Dataset section =
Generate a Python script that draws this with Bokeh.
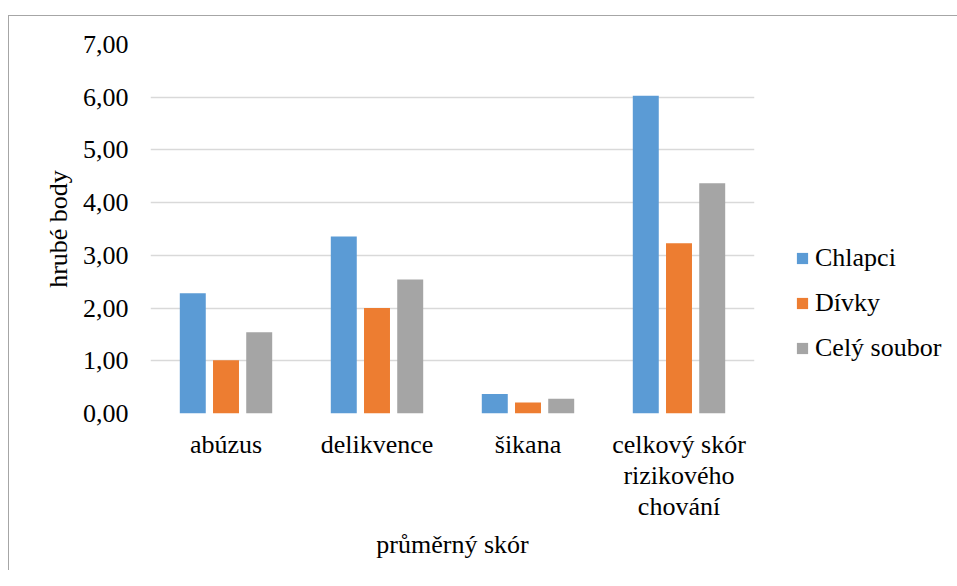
from bokeh.plotting import figure
from bokeh.models import FactorRange, Range1d, FixedTicker, Legend, LegendItem, ColumnDataSource
from bokeh.transform import dodge
from bokeh.embed import file_html
from bokeh.resources import INLINE

categories = ["abúzus", "delikvence", "šikana", "celkový skór\nrizikového\nchování"]
chlapci = [2.28, 3.36, 0.37, 6.03]
divky = [1.01, 2.00, 0.21, 3.23]
cely = [1.54, 2.54, 0.28, 4.37]
series_names = ["Chlapci", "Dívky", "Celý soubor"]
y_ticks = [0, 1, 2, 3, 4, 5, 6, 7]
y_tick_labels = ["0,00", "1,00", "2,00", "3,00", "4,00", "5,00", "6,00", "7,00"]
x_title = "průměrný skór"
y_title = "hrubé body"

colors = ["#5B9BD5", "#ED7D31", "#A5A5A5"]
FONT = "Liberation Serif"

src = ColumnDataSource(dict(cat=categories, c=chlapci, d=divky, s=cely))

p = figure(x_range=FactorRange(*categories), y_range=Range1d(0, 7),
           frame_width=604, frame_height=369,
           min_border_left=150, min_border_right=187, min_border_top=44, min_border_bottom=157,
           output_backend="svg", toolbar_location=None)
p.border_fill_alpha = 0
p.background_fill_alpha = 0
p.styles = {
    "background": "linear-gradient(#a6a6a6,#a6a6a6) 8px 15px / 100% 1px no-repeat, "
                  "linear-gradient(#a6a6a6,#a6a6a6) 8px 15px / 1px 100% no-repeat"
}

offsets = [-0.22, 0.0, 0.22]
fields = ["c", "d", "s"]
renderers = []
for f, off, col in zip(fields, offsets, colors):
    r = p.vbar(x=dodge("cat", off, range=p.x_range), top=f, width=0.172, bottom=0,
               source=src, fill_color=col, line_color=None)
    renderers.append(r)

p.outline_line_color = None
p.xgrid.visible = False
p.ygrid.grid_line_color = "#d9d9d9"
p.ygrid.grid_line_width = 1.5

p.yaxis.ticker = FixedTicker(ticks=y_ticks)
p.yaxis.major_label_overrides = {t: l for t, l in zip(y_ticks, y_tick_labels)}
for ax in (p.xaxis[0], p.yaxis[0]):
    ax.axis_line_color = None
    ax.major_tick_line_color = None
    ax.minor_tick_line_color = None
    ax.major_tick_out = 0
    ax.major_tick_in = 0
    ax.major_label_text_font = FONT
    ax.major_label_text_font_size = "26px"
    ax.major_label_text_color = "#000000"
    ax.axis_label_text_font = FONT
    ax.axis_label_text_font_size = "26px"
    ax.axis_label_text_font_style = "normal"
    ax.axis_label_text_color = "#000000"

p.xaxis.major_label_text_line_height = 1.075
p.yaxis.major_label_standoff = 22
p.xaxis.major_label_standoff = 16
p.yaxis.axis_label = y_title
p.xaxis.axis_label = x_title
p.yaxis.axis_label_standoff = 7
p.xaxis.axis_label_standoff = 6

legend = Legend(items=[LegendItem(label=n, renderers=[r]) for n, r in zip(series_names, renderers)],
                location=(41, 50))
legend.glyph_width = 14
legend.glyph_height = 14
legend.label_height = 30
legend.spacing = 15
legend.padding = 0
legend.margin = 0
legend.label_standoff = 6
legend.label_text_font = FONT
legend.label_text_font_size = "26px"
legend.label_text_color = "#000000"
legend.border_line_color = None
legend.background_fill_alpha = 0
p.add_layout(legend, "right")

open("out.html", "w").write(file_html(p, INLINE))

Aim =
All of the material above needs to be restated exactly, with no pictures.

Task result =
Generate a Python script that draws this with Bokeh.
from bokeh.plotting import figure
from bokeh.models import FactorRange, Range1d, FixedTicker, Legend, LegendItem, ColumnDataSource
from bokeh.transform import dodge
from bokeh.embed import file_html
from bokeh.resources import INLINE

categories = ["abúzus", "delikvence", "šikana", "celkový skór\nrizikového\nchování"]
chlapci = [2.28, 3.36, 0.37, 6.03]
divky = [1.01, 2.00, 0.21, 3.23]
cely = [1.54, 2.54, 0.28, 4.37]
series_names = ["Chlapci", "Dívky", "Celý soubor"]
y_ticks = [0, 1, 2, 3, 4, 5, 6, 7]
y_tick_labels = ["0,00", "1,00", "2,00", "3,00", "4,00", "5,00", "6,00", "7,00"]
x_title = "průměrný skór"
y_title = "hrubé body"

colors = ["#5B9BD5", "#ED7D31", "#A5A5A5"]
FONT = "Liberation Serif"

src = ColumnDataSource(dict(cat=categories, c=chlapci, d=divky, s=cely))

p = figure(x_range=FactorRange(*categories), y_range=Range1d(0, 7),
           frame_width=604, frame_height=369,
           min_border_left=150, min_border_right=187, min_border_top=44, min_border_bottom=157,
           output_backend="svg", toolbar_location=None)
p.border_fill_alpha = 0
p.background_fill_alpha = 0
p.styles = {
    "background": "linear-gradient(#a6a6a6,#a6a6a6) 8px 15px / 100% 1px no-repeat, "
                  "linear-gradient(#a6a6a6,#a6a6a6) 8px 15px / 1px 100% no-repeat"
}

offsets = [-0.22, 0.0, 0.22]
fields = ["c", "d", "s"]
renderers = []
for f, off, col in zip(fields, offsets, colors):
    r = p.vbar(x=dodge("cat", off, range=p.x_range), top=f, width=0.172, bottom=0,
               source=src, fill_color=col, line_color=None)
    renderers.append(r)

p.outline_line_color = None
p.xgrid.visible = False
p.ygrid.grid_line_color = "#d9d9d9"
p.ygrid.grid_line_width = 1.5

p.yaxis.ticker = FixedTicker(ticks=y_ticks)
p.yaxis.major_label_overrides = {t: l for t, l in zip(y_ticks, y_tick_labels)}
for ax in (p.xaxis[0], p.yaxis[0]):
    ax.axis_line_color = None
    ax.major_tick_line_color = None
    ax.minor_tick_line_color = None
    ax.major_tick_out = 0
    ax.major_tick_in = 0
    ax.major_label_text_font = FONT
    ax.major_label_text_font_size = "26px"
    ax.major_label_text_color = "#000000"
    ax.axis_label_text_font = FONT
    ax.axis_label_text_font_size = "26px"
    ax.axis_label_text_font_style = "normal"
    ax.axis_label_text_color = "#000000"

p.xaxis.major_label_text_line_height = 1.075
p.yaxis.major_label_standoff = 22
p.xaxis.major_label_standoff = 16
p.yaxis.axis_label = y_title
p.xaxis.axis_label = x_title
p.yaxis.axis_label_standoff = 7
p.xaxis.axis_label_standoff = 6

legend = Legend(items=[LegendItem(label=n, renderers=[r]) for n, r in zip(series_names, renderers)],
                location=(41, 50))
legend.glyph_width = 14
legend.glyph_height = 14
legend.label_height = 30
legend.spacing = 15
legend.padding = 0
legend.margin = 0
legend.label_standoff = 6
legend.label_text_font = FONT
legend.label_text_font_size = "26px"
legend.label_text_color = "#000000"
legend.border_line_color = None
legend.background_fill_alpha = 0
p.add_layout(legend, "right")

open("out.html", "w").write(file_html(p, INLINE))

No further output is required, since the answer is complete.